The memo disagrees with the current mode of foreign exchange allocation. Putting forward the examples of tuition and board abroad, it stated that “where this is, say $25,000 the allocation given is a maximum of $15,000. Where do you expect the balance to come from? Thus, foreign exchange allocation should be total, based on the invoice from the school. These are the little things that feed into the overall confidence. This is the standard practice in other climes like CEMAC, UEMOA, etc.”
It also called for select international Nigerian banks operating in Organisation for Economic Cooperation and Development (OECD) countries, to be given a percentage of the foreign reserves of the nation to manage, based on strict eligibility criteria and risk-based.
“This will give them the capacity to have more contingent trade claims like Letters of Credit, Deferred Letters of Credit, guarantees, etc. and manage the flow of funds. That Nigerian banks are managing some portion of the reserves also reduces the country’s risk premium from international banks given the rating of Nigeria. This will reduce our foreign exchange outflows, and with the elimination of country risk premium, reduce transaction cost and domestic inflation,” the memo stated.
The memo noted that the key ingredient for confidence is transparency, which on its own and where practised consistently, reinforces trust and credibility, adding that the populace must trust the monetary authority.

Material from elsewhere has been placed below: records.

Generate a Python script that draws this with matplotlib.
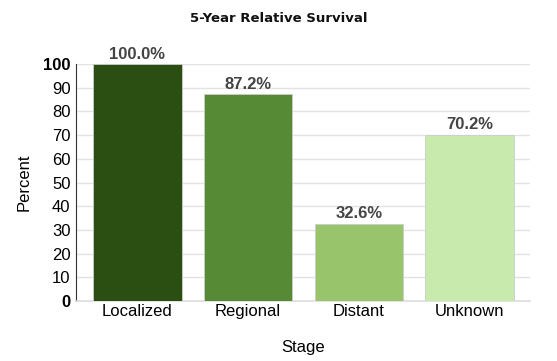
import matplotlib
matplotlib.use('Agg')
import matplotlib.pyplot as plt

# Data
stages = ['Localized', 'Regional', 'Distant', 'Unknown']
survival = [100.0, 87.2, 32.6, 70.2]
colors = ['#2b4f12', '#578a34', '#98c46c', '#c9eaad']
yticks = list(range(0, 101, 10))

plt.rcParams['font.family'] = ['Liberation Sans', 'DejaVu Sans']

fig = plt.figure(figsize=(5.57, 3.61), dpi=100)
ax = fig.add_axes([0.1364, 0.1662, 0.8151, 0.6565])

x = range(len(stages))
bars = ax.bar(x, survival, width=0.8, color=colors, edgecolor='#cccccc',
              linewidth=0.6, zorder=3)

for b, v in zip(bars, survival):
    ax.text(b.get_x() + b.get_width() / 2, v + 1.0, f'{v:.1f}%',
            ha='center', va='bottom', fontsize=12, fontweight='bold',
            color='#444444')

ax.set_xlim(-0.555, 3.545)
ax.set_ylim(0, 100)
ax.set_yticks(yticks)
ax.set_yticklabels([str(t) for t in yticks], fontsize=12)
for lbl in ax.get_yticklabels():
    if lbl.get_text() in ('0', '100'):
        lbl.set_fontweight('bold')
ax.set_xticks(list(x))
ax.set_xticklabels(stages, fontsize=12)

ax.yaxis.grid(True, color='#e3e3e3', linewidth=1, zorder=0)
ax.tick_params(axis='y', length=0, pad=4)
ax.tick_params(axis='x', length=0, pad=2)

for s in ['top', 'right']:
    ax.spines[s].set_visible(False)
ax.spines['left'].set_color('#333333')
ax.spines['left'].set_linewidth(0.8)
ax.spines['bottom'].set_color('#dddddd')
ax.spines['bottom'].set_linewidth(1.2)

ax.set_ylabel('Percent', fontsize=12, labelpad=8)
ax.set_xlabel('Stage', fontsize=12, labelpad=15)
fig.text(0.5, 0.950, '5-Year Relative Survival', ha='center', va='center',
         fontsize=9.5, fontweight='bold', family='DejaVu Sans', color='#111111')

fig.savefig('out.png', dpi=100)
plt.close(fig)
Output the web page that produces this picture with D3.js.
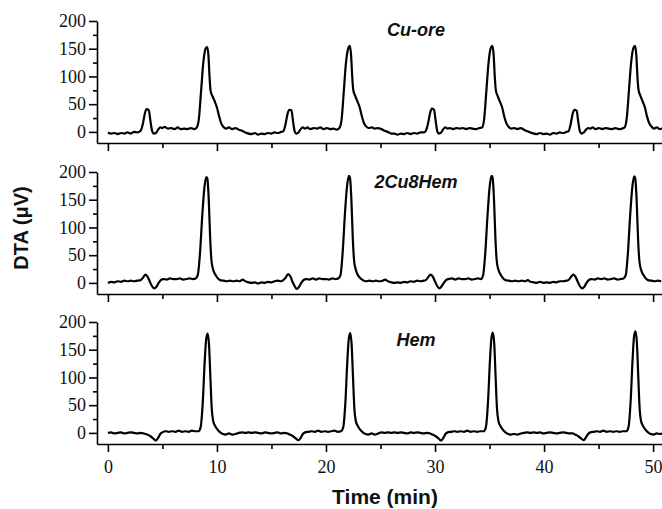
<!DOCTYPE html>
<html>
<head>
<meta charset="utf-8">
<script src="https://cdn.jsdelivr.net/npm/d3@7"></script>
<style>
  body { margin: 0; background: #fff; }
  svg { display: block; }
  .tick text { font-family: 'Liberation Serif', 'DejaVu Serif', serif; font-size: 18px; }
</style>
</head>
<body>
<svg id="chart" width="662" height="509"></svg>
<script>
// [time (min), DTA (uV)]
const cuOre = [
  [0, -1], [0.3, -3], [0.6, -2], [0.9, -4], [1.2, -2], [1.5, -3], [1.8, -1], [2.1, -3], [2.4, 0], [2.7, -1],
  [3.0, 2], [3.2, 14], [3.4, 34], [3.55, 41], [3.75, 39], [3.9, 20], [4.05, 2], [4.2, -3], [4.4, -2], [4.6, 4],
  [4.8, 8], [5.0, 7], [5.2, 9], [5.5, 6], [5.8, 7], [6.1, 5], [6.4, 8], [6.7, 5], [7.0, 6], [7.3, 5],
  [7.6, 7], [7.9, 5], [8.15, 8], [8.35, 25], [8.55, 75], [8.75, 125], [8.95, 150], [9.1, 153], [9.22, 138], [9.32, 100],
  [9.42, 74], [9.6, 64], [9.8, 55], [10.0, 44], [10.2, 28], [10.4, 15], [10.6, 9], [10.85, 6], [11.1, 8], [11.4, 5],
  [11.7, 7], [12.0, 4], [12.3, 2], [12.6, -1], [12.9, -3],
  [13.18, -4], [13.48, -2], [13.78, -5], [14.08, -3], [14.38, -4], [14.68, -2], [14.98, -3], [15.28, -1], [15.58, -2], [15.88, 0],
  [16.08, 1], [16.28, 13], [16.48, 33], [16.63, 40], [16.83, 39], [16.98, 19], [17.13, 1], [17.28, -3], [17.48, -1], [17.68, 5],
  [17.88, 8], [18.08, 6], [18.28, 8], [18.58, 5], [18.88, 7], [19.18, 6], [19.48, 8], [19.78, 5], [20.08, 7], [20.38, 5],
  [20.68, 6], [20.98, 4], [21.23, 7], [21.43, 22], [21.63, 72], [21.83, 124], [22.03, 150], [22.18, 155], [22.30, 139], [22.40, 102],
  [22.50, 76], [22.68, 65], [22.88, 55], [23.08, 45], [23.28, 29], [23.48, 16], [23.68, 10], [23.93, 7], [24.18, 8], [24.48, 6],
  [24.78, 7], [25.08, 5], [25.38, 2], [25.68, 0], [25.98, -3],
  [26.26, -3], [26.56, -5], [26.86, -3], [27.16, -4], [27.46, -2], [27.76, -4], [28.06, -2], [28.36, -3], [28.66, -1], [28.96, -1],
  [29.16, 2], [29.36, 15], [29.56, 35], [29.71, 42], [29.91, 40], [30.06, 20], [30.21, 1], [30.36, -3], [30.56, -1], [30.76, 5],
  [30.96, 8], [31.16, 6], [31.36, 7], [31.66, 5], [31.96, 7], [32.26, 6], [32.56, 7], [32.86, 5], [33.16, 7], [33.46, 6],
  [33.76, 5], [34.06, 7], [34.31, 8], [34.51, 24], [34.71, 74], [34.91, 125], [35.11, 151], [35.26, 155], [35.38, 138], [35.48, 100],
  [35.58, 75], [35.76, 64], [35.96, 54], [36.16, 44], [36.36, 27], [36.56, 15], [36.76, 9], [37.01, 6], [37.26, 7], [37.56, 5],
  [37.86, 7], [38.16, 4], [38.46, 1], [38.76, -1], [39.06, -3],
  [39.34, -4], [39.64, -2], [39.94, -4], [40.24, -3], [40.54, -5], [40.84, -2], [41.14, -3], [41.44, -1], [41.74, -2], [42.04, 0],
  [42.24, 1], [42.44, 14], [42.64, 34], [42.79, 40], [42.99, 38], [43.14, 18], [43.29, 1], [43.44, -3], [43.64, -1], [43.84, 4],
  [44.04, 7], [44.24, 6], [44.44, 8], [44.74, 5], [45.04, 7], [45.34, 5], [45.64, 7], [45.94, 6], [46.24, 5], [46.54, 7],
  [46.84, 5], [47.14, 6], [47.39, 8], [47.59, 26], [47.79, 76], [47.99, 126], [48.19, 151], [48.34, 155], [48.46, 139], [48.56, 101],
  [48.66, 76], [48.84, 65], [49.04, 55], [49.24, 45], [49.44, 28], [49.64, 16], [49.84, 10], [50.09, 6], [50.34, 8], [50.64, 5],
  [50.84, 7]
];

const cu2Hem8 = [
  [0, 0], [0.3, 2], [0.6, 1], [0.9, 3], [1.2, 2], [1.5, 4], [1.8, 3], [2.1, 4], [2.4, 3], [2.7, 4],
  [3.0, 5], [3.2, 9], [3.45, 15], [3.65, 11], [3.85, 2], [4.05, -6], [4.25, -10], [4.45, -7], [4.65, 0], [4.85, 5],
  [5.1, 7], [5.4, 6], [5.7, 8], [6.0, 7], [6.3, 7], [6.6, 8], [6.9, 6], [7.2, 7], [7.5, 8], [7.8, 7],
  [8.05, 8], [8.25, 15], [8.45, 55], [8.65, 120], [8.85, 172], [9.02, 191], [9.12, 188], [9.25, 150], [9.38, 80], [9.5, 40],
  [9.65, 24], [9.85, 15], [10.05, 9], [10.3, 5], [10.6, 4], [10.9, 3], [11.2, 4], [11.5, 3], [11.8, 4], [12.1, 3],
  [12.35, 6], [12.6, 3], [12.9, 1],
  [13.18, 0], [13.48, 1], [13.78, -1], [14.08, 1], [14.38, 0], [14.68, 2], [14.98, 1], [15.28, 3], [15.58, 4], [15.88, 3],
  [16.08, 5], [16.28, 9], [16.53, 16], [16.73, 12], [16.93, 2], [17.13, -6], [17.33, -11], [17.53, -7], [17.73, 0], [17.93, 5],
  [18.18, 7], [18.48, 6], [18.78, 8], [19.08, 6], [19.38, 8], [19.68, 7], [19.98, 7], [20.28, 6], [20.58, 8], [20.88, 7],
  [21.13, 8], [21.33, 14], [21.53, 55], [21.73, 122], [21.93, 174], [22.10, 193], [22.20, 190], [22.33, 150], [22.46, 80], [22.58, 40],
  [22.73, 24], [22.93, 14], [23.13, 9], [23.38, 5], [23.68, 3], [23.98, 4], [24.28, 3], [24.58, 4], [24.88, 3], [25.18, 4],
  [25.43, 6], [25.68, 3], [25.98, 1],
  [26.26, 0], [26.56, 1], [26.86, 0], [27.16, 2], [27.46, 1], [27.76, 3], [28.06, 2], [28.36, 4], [28.66, 3], [28.96, 4],
  [29.16, 5], [29.36, 10], [29.61, 15], [29.81, 11], [30.01, 2], [30.21, -6], [30.41, -10], [30.61, -6], [30.81, 0], [31.01, 5],
  [31.26, 7], [31.56, 8], [31.86, 6], [32.16, 8], [32.46, 7], [32.76, 7], [33.06, 8], [33.36, 6], [33.66, 7], [33.96, 8],
  [34.21, 7], [34.41, 14], [34.61, 54], [34.81, 120], [35.01, 173], [35.18, 193], [35.28, 190], [35.41, 150], [35.54, 80], [35.66, 40],
  [35.81, 24], [36.01, 15], [36.21, 9], [36.46, 5], [36.76, 4], [37.06, 3], [37.36, 4], [37.66, 3], [37.96, 4], [38.26, 3],
  [38.51, 5], [38.76, 2], [39.06, 1],
  [39.34, 0], [39.64, 2], [39.94, 0], [40.24, 1], [40.54, 0], [40.84, 2], [41.14, 1], [41.44, 3], [41.74, 3], [42.04, 4],
  [42.24, 5], [42.44, 10], [42.69, 15], [42.89, 11], [43.09, 2], [43.29, -6], [43.49, -10], [43.69, -7], [43.89, 0], [44.09, 5],
  [44.34, 7], [44.64, 6], [44.94, 8], [45.24, 7], [45.54, 8], [45.84, 6], [46.14, 7], [46.44, 8], [46.74, 6], [47.04, 7],
  [47.29, 8], [47.49, 14], [47.69, 54], [47.89, 120], [48.09, 172], [48.26, 192], [48.36, 189], [48.49, 150], [48.62, 80], [48.74, 40],
  [48.89, 24], [49.09, 15], [49.29, 9], [49.54, 5], [49.84, 4], [50.14, 3], [50.44, 4], [50.74, 3]
];

const hem = [
  [0, 0], [0.3, 1], [0.6, -1], [0.9, 0], [1.2, 1], [1.5, -1], [1.8, 0], [2.1, 1], [2.4, 0], [2.7, -1],
  [3.0, 0], [3.3, -1], [3.6, -3], [3.9, -6], [4.15, -10], [4.4, -14], [4.6, -9], [4.8, -2], [5.0, 1], [5.3, 3],
  [5.6, 2], [5.9, 3], [6.2, 2], [6.5, 4], [6.8, 2], [7.1, 3], [7.4, 2], [7.7, 4], [8.0, 3], [8.3, 3],
  [8.5, 10], [8.7, 55], [8.88, 130], [9.02, 170], [9.15, 179], [9.27, 160], [9.4, 100], [9.52, 45], [9.65, 22], [9.85, 12],
  [10.05, 6], [10.3, 1], [10.55, -2], [10.8, -3], [11.1, -1], [11.4, -3], [11.7, -2], [12.0, 0], [12.3, 1], [12.6, 0],
  [12.9, 1],
  [13.18, 0], [13.48, 1], [13.78, 0], [14.08, -1], [14.38, 1], [14.68, 0], [14.98, -1], [15.28, 0], [15.58, 1], [15.88, -1],
  [16.18, 0], [16.48, -1], [16.68, -3], [16.98, -6], [17.23, -10], [17.48, -13], [17.68, -9], [17.88, -2], [18.08, 1], [18.38, 2],
  [18.68, 3], [18.98, 2], [19.28, 4], [19.58, 2], [19.88, 3], [20.18, 2], [20.48, 3], [20.78, 4], [21.08, 2], [21.38, 3],
  [21.58, 10], [21.78, 55], [21.96, 130], [22.10, 171], [22.23, 180], [22.35, 160], [22.48, 100], [22.60, 45], [22.73, 22], [22.93, 12],
  [23.13, 6], [23.38, 1], [23.63, -2], [23.88, -3], [24.18, -1], [24.48, -3], [24.78, -1], [25.08, 1], [25.38, 0], [25.68, 1],
  [25.98, 0],
  [26.26, 1], [26.56, 0], [26.86, 1], [27.16, 0], [27.46, -1], [27.76, 1], [28.06, 0], [28.36, 1], [28.66, 0], [28.96, -1],
  [29.26, 0], [29.56, -1], [29.76, -3], [30.06, -6], [30.31, -10], [30.56, -14], [30.76, -9], [30.96, -2], [31.16, 1], [31.46, 2],
  [31.76, 3], [32.06, 2], [32.36, 3], [32.66, 2], [32.96, 4], [33.26, 2], [33.56, 3], [33.86, 2], [34.16, 3], [34.46, 3],
  [34.66, 10], [34.86, 56], [35.04, 131], [35.18, 172], [35.31, 181], [35.43, 161], [35.56, 100], [35.68, 45], [35.81, 22], [36.01, 12],
  [36.21, 6], [36.46, 1], [36.71, -2], [36.96, -3], [37.26, -2], [37.56, -3], [37.86, -1], [38.16, 0], [38.46, 1], [38.76, 0],
  [39.06, 1],
  [39.34, 0], [39.64, 1], [39.94, -1], [40.24, 0], [40.54, 1], [40.84, 0], [41.14, -1], [41.44, 0], [41.74, 1], [42.04, 0],
  [42.34, -1], [42.64, -1], [42.84, -3], [43.14, -6], [43.39, -10], [43.64, -13], [43.84, -8], [44.04, -2], [44.24, 1], [44.54, 2],
  [44.84, 3], [45.14, 2], [45.44, 4], [45.74, 2], [46.04, 3], [46.34, 2], [46.64, 3], [46.94, 2], [47.24, 3], [47.54, 3],
  [47.74, 10], [47.94, 57], [48.12, 133], [48.26, 175], [48.39, 183], [48.51, 164], [48.64, 102], [48.76, 46], [48.89, 22], [49.09, 12],
  [49.29, 6], [49.54, 1], [49.79, -2], [50.04, -3], [50.34, -1], [50.64, -2], [50.84, -1]
];

const panelNames = ['Cu-ore', '2Cu8Hem', 'Hem'];
const panelSeries = [cuOre, cu2Hem8, hem];
const xMajor = [0, 10, 20, 30, 40, 50];
const xMinor = [5, 15, 25, 35, 45];
const yMajor = [0, 50, 100, 150, 200];
const yMinor = [25, 75, 125, 175];

const svg = d3.select('#chart');
const panelTops = [21, 172, 322];
const panelH = 122;
const serif = 'Liberation Serif';
const sans = 'Liberation Sans';

const x = d3.scaleLinear().domain([-1, 51]).range([97, 664]);

panelSeries.forEach(function (series, i) {
  const top = panelTops[i];
  const y = d3.scaleLinear().domain([-20, 200]).range([top + panelH, top]);
  const g = svg.append('g');
  const last = i === panelSeries.length - 1;

  // x axis, labels only on the bottom panel
  g.append('g')
    .attr('transform', `translate(0,${top + panelH})`)
    .call(d3.axisBottom(x).tickValues(xMajor).tickSize(8).tickSizeOuter(0)
      .tickPadding(8).tickFormat(last ? d3.format('d') : ''));
  g.append('g')
    .attr('transform', `translate(0,${top + panelH})`)
    .call(d3.axisBottom(x).tickValues(xMinor).tickSize(5).tickSizeOuter(0).tickFormat(''))
    .select('.domain').remove();

  g.append('g')
    .attr('transform', `translate(${x(-1)},0)`)
    .call(d3.axisLeft(y).tickValues(yMajor).tickSize(8).tickSizeOuter(0).tickPadding(3));
  g.append('g')
    .attr('transform', `translate(${x(-1)},0)`)
    .call(d3.axisLeft(y).tickValues(yMinor).tickSize(4).tickSizeOuter(0).tickFormat(''))
    .select('.domain').remove();

  g.selectAll('g').attr('font-family', serif).attr('font-size', 18);
  g.selectAll('.domain, .tick line').attr('stroke', '#000').attr('stroke-width', 1.6);
  g.selectAll('.tick text').attr('fill', '#111');

  const line = d3.line()
    .x(d => x(d[0]))
    .y(d => y(d[1]))
    .curve(d3.curveMonotoneX);

  g.append('path')
    .datum(series)
    .attr('d', line)
    .attr('fill', 'none')
    .attr('stroke', '#000')
    .attr('stroke-width', 2.2)
    .attr('stroke-linejoin', 'round');

  g.append('text')
    .text(panelNames[i])
    .attr('x', 416)
    .attr('y', top + [10, 11, 19][i])
    .attr('text-anchor', 'middle')
    .attr('dominant-baseline', 'middle')
    .attr('font-family', sans)
    .attr('font-weight', 'bold')
    .attr('font-style', 'italic')
    .attr('font-size', 18)
    .attr('fill', '#111');
});

svg.append('text')
  .text('DTA (\u03bcV)')
  .attr('transform', 'translate(23,228) rotate(-90)')
  .attr('text-anchor', 'middle')
  .attr('dominant-baseline', 'middle')
  .attr('font-family', sans)
  .attr('font-weight', 'bold')
  .attr('font-size', 20)
  .attr('fill', '#111');

svg.append('text')
  .text('Time (min)')
  .attr('x', 385)
  .attr('y', 504)
  .attr('text-anchor', 'middle')
  .attr('font-family', sans)
  .attr('font-weight', 'bold')
  .attr('font-size', 21)
  .attr('fill', '#111');
</script>
</body>
</html>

“The monetary authority can earn this trust and credibility through discipline, institutional arrangements that keep it to its avowed commitment, a rule-based approach for interest rate, like the Taylor rule (it’s enhanced form as in the Augmented Taylor Rule (ATR) with macro-prudential policies), a money growth rule like the Mccallum rule, a feedback rule and a GDP rule. This will resonate with economic agents and they will view all interventions by the economic managers as time-consistent, thus reinforcing confidence, trust and credibility,” the memo explained.
The incoming government is alerted to the fact that it is not enough to just wish for a strong currency. It is therefore reminded to take note of the key determinants of exchange rate and to get ready to manage them effectively and efficiently. These are listed as: inflation differentials; interest rate; current account deficits/balance of payments; terms of trade; public debt; political stability and economic performance; recession/economic growth; speculation: – competitiveness – labour market conditions and also if you have hit the Arthur Lewis frontier with increased wage rate and productivity differentials; relative strength of other currencies; government intervention; and availability of huge reserves of natural resources.
The moment noted that corruption remains a major issue and told the incoming government that, “people must see that issues relating to stemming the recrudescence of corruption are addressed and in a timely manner.”